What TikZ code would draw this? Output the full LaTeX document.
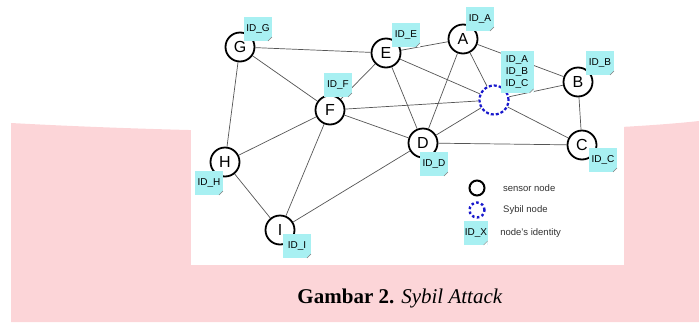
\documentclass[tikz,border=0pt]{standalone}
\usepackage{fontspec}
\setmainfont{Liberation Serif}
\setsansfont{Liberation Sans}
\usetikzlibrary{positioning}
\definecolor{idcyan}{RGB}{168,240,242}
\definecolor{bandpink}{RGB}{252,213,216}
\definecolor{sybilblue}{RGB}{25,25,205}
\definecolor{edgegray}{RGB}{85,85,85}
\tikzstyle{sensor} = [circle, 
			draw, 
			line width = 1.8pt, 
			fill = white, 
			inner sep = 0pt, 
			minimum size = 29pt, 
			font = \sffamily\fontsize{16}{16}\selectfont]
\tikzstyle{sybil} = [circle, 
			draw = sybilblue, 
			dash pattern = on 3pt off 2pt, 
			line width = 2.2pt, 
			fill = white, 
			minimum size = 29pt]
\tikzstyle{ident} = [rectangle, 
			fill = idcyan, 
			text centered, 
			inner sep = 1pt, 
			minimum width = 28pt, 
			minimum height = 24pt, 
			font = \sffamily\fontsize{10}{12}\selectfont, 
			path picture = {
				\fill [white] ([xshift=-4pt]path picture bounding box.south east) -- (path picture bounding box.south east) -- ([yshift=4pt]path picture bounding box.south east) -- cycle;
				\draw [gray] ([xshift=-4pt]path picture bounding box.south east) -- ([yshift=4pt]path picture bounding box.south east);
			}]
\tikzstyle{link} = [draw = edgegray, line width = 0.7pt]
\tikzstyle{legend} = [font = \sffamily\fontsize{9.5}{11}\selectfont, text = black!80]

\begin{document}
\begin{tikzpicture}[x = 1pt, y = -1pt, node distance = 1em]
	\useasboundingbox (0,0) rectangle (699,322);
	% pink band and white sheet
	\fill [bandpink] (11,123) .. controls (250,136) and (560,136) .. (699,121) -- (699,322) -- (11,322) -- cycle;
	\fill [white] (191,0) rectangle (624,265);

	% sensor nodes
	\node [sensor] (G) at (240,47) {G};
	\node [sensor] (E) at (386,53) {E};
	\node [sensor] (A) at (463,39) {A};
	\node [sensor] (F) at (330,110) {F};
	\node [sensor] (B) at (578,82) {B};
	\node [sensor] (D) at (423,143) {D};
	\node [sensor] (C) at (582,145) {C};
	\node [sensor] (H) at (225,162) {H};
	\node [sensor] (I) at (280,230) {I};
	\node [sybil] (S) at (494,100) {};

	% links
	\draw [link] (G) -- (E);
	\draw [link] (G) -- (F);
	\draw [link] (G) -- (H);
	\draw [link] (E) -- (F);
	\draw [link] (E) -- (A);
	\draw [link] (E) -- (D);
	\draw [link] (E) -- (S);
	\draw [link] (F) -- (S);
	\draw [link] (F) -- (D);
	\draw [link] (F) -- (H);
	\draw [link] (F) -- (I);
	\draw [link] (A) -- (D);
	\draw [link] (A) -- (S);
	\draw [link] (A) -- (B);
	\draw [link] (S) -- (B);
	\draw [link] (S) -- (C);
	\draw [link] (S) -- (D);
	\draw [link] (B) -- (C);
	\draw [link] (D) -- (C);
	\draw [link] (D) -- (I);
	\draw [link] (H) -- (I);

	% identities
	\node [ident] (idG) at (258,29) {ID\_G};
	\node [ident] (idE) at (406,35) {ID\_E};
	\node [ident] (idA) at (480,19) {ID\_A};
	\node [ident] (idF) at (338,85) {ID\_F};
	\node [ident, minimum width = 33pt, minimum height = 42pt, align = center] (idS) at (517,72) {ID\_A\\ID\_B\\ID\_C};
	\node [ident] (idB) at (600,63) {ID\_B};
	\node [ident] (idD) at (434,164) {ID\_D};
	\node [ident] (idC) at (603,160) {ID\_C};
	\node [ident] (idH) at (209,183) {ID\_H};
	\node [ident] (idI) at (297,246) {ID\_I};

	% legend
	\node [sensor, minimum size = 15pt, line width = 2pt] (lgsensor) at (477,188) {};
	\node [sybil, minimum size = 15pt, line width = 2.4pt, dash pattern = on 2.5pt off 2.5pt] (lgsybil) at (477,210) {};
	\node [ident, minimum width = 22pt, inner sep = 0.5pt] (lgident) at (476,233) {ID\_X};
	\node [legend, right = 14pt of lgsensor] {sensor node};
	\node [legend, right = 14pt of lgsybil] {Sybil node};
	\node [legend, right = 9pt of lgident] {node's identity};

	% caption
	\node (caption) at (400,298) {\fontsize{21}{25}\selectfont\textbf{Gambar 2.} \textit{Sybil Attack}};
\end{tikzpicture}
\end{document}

• • • • • • •

EXERCISE BRIEF: From the first line above through the line containing "[sybil] (S) at", copy everything exactly, without the pictures.

ANSWER TO THE EXERCISE:
What TikZ code would draw this? Output the full LaTeX document.
\documentclass[tikz,border=0pt]{standalone}
\usepackage{fontspec}
\setmainfont{Liberation Serif}
\setsansfont{Liberation Sans}
\usetikzlibrary{positioning}
\definecolor{idcyan}{RGB}{168,240,242}
\definecolor{bandpink}{RGB}{252,213,216}
\definecolor{sybilblue}{RGB}{25,25,205}
\definecolor{edgegray}{RGB}{85,85,85}
\tikzstyle{sensor} = [circle, 
			draw, 
			line width = 1.8pt, 
			fill = white, 
			inner sep = 0pt, 
			minimum size = 29pt, 
			font = \sffamily\fontsize{16}{16}\selectfont]
\tikzstyle{sybil} = [circle, 
			draw = sybilblue, 
			dash pattern = on 3pt off 2pt, 
			line width = 2.2pt, 
			fill = white, 
			minimum size = 29pt]
\tikzstyle{ident} = [rectangle, 
			fill = idcyan, 
			text centered, 
			inner sep = 1pt, 
			minimum width = 28pt, 
			minimum height = 24pt, 
			font = \sffamily\fontsize{10}{12}\selectfont, 
			path picture = {
				\fill [white] ([xshift=-4pt]path picture bounding box.south east) -- (path picture bounding box.south east) -- ([yshift=4pt]path picture bounding box.south east) -- cycle;
				\draw [gray] ([xshift=-4pt]path picture bounding box.south east) -- ([yshift=4pt]path picture bounding box.south east);
			}]
\tikzstyle{link} = [draw = edgegray, line width = 0.7pt]
\tikzstyle{legend} = [font = \sffamily\fontsize{9.5}{11}\selectfont, text = black!80]

\begin{document}
\begin{tikzpicture}[x = 1pt, y = -1pt, node distance = 1em]
	\useasboundingbox (0,0) rectangle (699,322);
	% pink band and white sheet
	\fill [bandpink] (11,123) .. controls (250,136) and (560,136) .. (699,121) -- (699,322) -- (11,322) -- cycle;
	\fill [white] (191,0) rectangle (624,265);

	% sensor nodes
	\node [sensor] (G) at (240,47) {G};
	\node [sensor] (E) at (386,53) {E};
	\node [sensor] (A) at (463,39) {A};
	\node [sensor] (F) at (330,110) {F};
	\node [sensor] (B) at (578,82) {B};
	\node [sensor] (D) at (423,143) {D};
	\node [sensor] (C) at (582,145) {C};
	\node [sensor] (H) at (225,162) {H};
	\node [sensor] (I) at (280,230) {I};
	\node [sybil] (S) at (494,100) {};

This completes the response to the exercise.